=== Records shown ===

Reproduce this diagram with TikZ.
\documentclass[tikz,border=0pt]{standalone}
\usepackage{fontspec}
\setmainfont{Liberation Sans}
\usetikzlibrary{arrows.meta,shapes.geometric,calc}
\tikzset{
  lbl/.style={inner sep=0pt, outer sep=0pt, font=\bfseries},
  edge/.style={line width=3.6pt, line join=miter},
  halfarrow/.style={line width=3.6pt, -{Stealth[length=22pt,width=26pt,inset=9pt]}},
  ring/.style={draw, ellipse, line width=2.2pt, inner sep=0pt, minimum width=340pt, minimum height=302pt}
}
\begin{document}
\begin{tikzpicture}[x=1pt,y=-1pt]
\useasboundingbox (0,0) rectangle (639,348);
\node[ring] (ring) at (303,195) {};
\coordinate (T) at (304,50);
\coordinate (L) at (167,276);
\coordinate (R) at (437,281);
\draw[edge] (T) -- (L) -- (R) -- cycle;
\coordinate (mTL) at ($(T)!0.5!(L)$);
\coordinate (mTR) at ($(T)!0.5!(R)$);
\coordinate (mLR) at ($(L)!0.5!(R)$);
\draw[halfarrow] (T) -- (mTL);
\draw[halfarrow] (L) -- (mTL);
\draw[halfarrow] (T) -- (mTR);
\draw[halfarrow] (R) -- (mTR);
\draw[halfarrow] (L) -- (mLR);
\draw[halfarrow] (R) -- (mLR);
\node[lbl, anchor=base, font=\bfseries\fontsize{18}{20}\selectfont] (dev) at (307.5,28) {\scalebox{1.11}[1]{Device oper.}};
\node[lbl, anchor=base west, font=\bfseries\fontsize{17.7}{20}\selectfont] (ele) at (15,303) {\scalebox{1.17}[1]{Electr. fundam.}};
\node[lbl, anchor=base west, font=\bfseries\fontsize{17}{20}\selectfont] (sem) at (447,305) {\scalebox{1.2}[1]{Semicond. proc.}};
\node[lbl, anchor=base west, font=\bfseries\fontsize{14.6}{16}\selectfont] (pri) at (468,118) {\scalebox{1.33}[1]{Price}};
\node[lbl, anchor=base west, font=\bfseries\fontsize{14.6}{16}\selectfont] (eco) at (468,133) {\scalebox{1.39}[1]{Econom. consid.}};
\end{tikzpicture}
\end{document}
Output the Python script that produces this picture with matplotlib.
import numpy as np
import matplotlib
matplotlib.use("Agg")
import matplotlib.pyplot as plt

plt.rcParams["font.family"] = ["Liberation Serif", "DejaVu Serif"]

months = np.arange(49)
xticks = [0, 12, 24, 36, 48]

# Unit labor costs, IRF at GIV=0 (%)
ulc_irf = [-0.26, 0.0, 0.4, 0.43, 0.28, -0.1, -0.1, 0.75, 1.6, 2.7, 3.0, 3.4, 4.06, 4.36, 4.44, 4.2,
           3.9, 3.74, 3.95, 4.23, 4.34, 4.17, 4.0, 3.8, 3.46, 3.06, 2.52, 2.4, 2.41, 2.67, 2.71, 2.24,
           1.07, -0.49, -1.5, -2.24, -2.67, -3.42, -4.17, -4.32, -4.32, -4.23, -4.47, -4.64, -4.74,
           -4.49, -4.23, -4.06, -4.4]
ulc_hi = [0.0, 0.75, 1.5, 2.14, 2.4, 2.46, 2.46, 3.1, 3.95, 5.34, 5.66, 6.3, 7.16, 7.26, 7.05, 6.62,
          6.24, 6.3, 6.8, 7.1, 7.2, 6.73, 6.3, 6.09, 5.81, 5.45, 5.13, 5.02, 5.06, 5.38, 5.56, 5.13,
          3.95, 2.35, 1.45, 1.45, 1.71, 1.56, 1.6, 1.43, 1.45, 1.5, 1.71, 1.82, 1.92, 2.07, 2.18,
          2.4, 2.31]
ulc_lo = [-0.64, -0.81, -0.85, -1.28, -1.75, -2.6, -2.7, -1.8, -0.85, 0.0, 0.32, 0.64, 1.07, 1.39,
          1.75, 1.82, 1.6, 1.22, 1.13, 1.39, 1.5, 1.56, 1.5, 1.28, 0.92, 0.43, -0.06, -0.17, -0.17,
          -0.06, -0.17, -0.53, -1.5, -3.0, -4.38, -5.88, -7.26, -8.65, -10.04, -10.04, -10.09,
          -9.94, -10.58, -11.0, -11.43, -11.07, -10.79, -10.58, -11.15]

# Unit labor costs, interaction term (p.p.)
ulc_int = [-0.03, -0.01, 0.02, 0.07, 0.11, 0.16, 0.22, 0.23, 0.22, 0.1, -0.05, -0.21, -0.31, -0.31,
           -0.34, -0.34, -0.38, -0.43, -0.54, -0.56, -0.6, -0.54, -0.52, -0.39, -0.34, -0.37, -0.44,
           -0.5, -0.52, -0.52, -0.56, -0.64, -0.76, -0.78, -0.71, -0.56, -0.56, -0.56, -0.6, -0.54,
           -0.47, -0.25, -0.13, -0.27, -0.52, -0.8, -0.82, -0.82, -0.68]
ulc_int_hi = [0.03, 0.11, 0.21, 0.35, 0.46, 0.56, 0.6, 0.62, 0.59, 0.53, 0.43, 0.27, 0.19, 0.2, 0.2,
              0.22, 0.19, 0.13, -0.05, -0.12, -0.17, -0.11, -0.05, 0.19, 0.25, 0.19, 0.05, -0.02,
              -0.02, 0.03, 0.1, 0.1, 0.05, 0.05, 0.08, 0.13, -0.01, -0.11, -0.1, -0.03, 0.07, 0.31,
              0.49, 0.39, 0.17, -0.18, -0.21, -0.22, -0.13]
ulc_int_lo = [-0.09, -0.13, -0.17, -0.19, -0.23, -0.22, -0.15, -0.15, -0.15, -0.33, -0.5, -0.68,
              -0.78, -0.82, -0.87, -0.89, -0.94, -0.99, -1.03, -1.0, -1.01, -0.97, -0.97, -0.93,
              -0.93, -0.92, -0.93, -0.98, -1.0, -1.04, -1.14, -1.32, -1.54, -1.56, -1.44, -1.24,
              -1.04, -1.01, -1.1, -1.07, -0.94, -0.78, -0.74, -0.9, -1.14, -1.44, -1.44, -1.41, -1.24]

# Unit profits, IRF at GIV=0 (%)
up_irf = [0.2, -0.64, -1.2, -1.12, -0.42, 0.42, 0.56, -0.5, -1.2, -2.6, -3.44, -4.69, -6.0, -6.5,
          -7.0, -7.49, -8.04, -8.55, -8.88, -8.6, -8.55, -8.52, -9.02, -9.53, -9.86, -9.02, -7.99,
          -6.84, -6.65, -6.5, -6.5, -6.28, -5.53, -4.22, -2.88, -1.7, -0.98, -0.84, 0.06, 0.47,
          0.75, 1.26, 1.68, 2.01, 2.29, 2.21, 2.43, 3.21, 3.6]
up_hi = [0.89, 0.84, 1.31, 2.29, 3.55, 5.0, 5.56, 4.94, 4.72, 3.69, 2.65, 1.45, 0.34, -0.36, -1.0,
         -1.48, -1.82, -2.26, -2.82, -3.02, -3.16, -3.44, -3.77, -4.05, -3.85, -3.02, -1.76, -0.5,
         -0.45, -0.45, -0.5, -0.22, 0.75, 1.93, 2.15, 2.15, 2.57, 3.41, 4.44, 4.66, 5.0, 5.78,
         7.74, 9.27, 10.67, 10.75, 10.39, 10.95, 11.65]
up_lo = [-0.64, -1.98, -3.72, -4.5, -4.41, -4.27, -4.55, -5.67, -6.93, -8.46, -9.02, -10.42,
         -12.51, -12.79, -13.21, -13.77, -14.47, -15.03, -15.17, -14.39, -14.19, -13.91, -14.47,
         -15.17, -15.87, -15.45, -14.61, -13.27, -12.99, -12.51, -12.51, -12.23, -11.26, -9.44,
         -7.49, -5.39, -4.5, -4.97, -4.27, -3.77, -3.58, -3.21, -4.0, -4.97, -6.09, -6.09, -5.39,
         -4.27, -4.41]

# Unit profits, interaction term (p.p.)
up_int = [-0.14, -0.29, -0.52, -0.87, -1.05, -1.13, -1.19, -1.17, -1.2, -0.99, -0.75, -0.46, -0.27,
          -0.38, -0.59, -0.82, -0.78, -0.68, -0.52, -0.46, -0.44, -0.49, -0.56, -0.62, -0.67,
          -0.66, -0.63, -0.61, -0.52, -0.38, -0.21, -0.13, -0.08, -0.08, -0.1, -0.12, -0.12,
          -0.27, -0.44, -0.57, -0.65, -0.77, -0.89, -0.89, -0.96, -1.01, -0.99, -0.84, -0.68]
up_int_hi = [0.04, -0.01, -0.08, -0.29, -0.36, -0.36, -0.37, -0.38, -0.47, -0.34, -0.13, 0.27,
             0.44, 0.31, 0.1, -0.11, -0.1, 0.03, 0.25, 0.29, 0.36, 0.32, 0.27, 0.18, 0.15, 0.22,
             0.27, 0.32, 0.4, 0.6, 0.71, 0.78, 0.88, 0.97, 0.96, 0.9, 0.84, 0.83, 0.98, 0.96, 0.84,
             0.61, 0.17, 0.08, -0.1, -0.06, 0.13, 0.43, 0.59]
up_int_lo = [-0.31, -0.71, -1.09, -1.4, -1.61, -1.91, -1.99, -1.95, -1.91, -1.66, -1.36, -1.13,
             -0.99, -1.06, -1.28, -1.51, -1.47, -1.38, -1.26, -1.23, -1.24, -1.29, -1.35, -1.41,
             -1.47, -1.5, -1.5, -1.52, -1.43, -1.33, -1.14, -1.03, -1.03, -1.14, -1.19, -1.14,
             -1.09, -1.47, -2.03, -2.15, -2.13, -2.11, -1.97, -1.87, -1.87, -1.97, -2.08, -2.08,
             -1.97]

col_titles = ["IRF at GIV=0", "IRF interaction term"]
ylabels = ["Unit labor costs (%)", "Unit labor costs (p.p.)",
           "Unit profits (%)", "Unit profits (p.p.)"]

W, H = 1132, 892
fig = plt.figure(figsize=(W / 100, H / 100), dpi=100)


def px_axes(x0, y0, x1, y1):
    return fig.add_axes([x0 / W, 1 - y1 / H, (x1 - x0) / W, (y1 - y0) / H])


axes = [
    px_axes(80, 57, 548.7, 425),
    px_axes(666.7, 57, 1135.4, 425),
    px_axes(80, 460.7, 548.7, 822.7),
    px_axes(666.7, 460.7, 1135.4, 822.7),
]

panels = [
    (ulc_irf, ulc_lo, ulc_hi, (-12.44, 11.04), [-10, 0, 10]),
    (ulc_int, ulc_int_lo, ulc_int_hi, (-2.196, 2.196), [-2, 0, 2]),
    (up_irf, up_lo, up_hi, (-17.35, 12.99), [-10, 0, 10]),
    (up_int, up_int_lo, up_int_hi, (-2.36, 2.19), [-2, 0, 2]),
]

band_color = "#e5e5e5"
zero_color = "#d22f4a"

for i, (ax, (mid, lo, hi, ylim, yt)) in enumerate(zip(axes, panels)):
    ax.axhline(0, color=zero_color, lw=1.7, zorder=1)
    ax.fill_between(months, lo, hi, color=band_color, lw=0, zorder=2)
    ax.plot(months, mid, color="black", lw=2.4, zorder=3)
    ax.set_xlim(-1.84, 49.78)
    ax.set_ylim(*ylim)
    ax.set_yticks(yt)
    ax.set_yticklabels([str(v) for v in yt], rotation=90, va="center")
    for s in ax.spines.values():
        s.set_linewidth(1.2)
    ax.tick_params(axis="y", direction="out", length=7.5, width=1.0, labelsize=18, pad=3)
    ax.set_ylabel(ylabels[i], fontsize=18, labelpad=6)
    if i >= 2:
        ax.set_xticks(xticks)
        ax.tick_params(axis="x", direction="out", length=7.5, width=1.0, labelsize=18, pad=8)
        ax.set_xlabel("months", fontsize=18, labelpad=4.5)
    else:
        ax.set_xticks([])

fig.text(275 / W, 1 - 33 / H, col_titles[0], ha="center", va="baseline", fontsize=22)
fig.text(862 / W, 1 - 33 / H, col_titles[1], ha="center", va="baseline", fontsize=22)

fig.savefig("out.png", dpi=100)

===

# Task instructions
Transcribe precisely the lines between the one that contains "Output the Python" and the one that contains "xticks = [0, 12, 24, 36, 48]", counting those two lines as part of the range.

# Full answer
Output the Python script that produces this picture with matplotlib.
import numpy as np
import matplotlib
matplotlib.use("Agg")
import matplotlib.pyplot as plt

plt.rcParams["font.family"] = ["Liberation Serif", "DejaVu Serif"]

months = np.arange(49)
xticks = [0, 12, 24, 36, 48]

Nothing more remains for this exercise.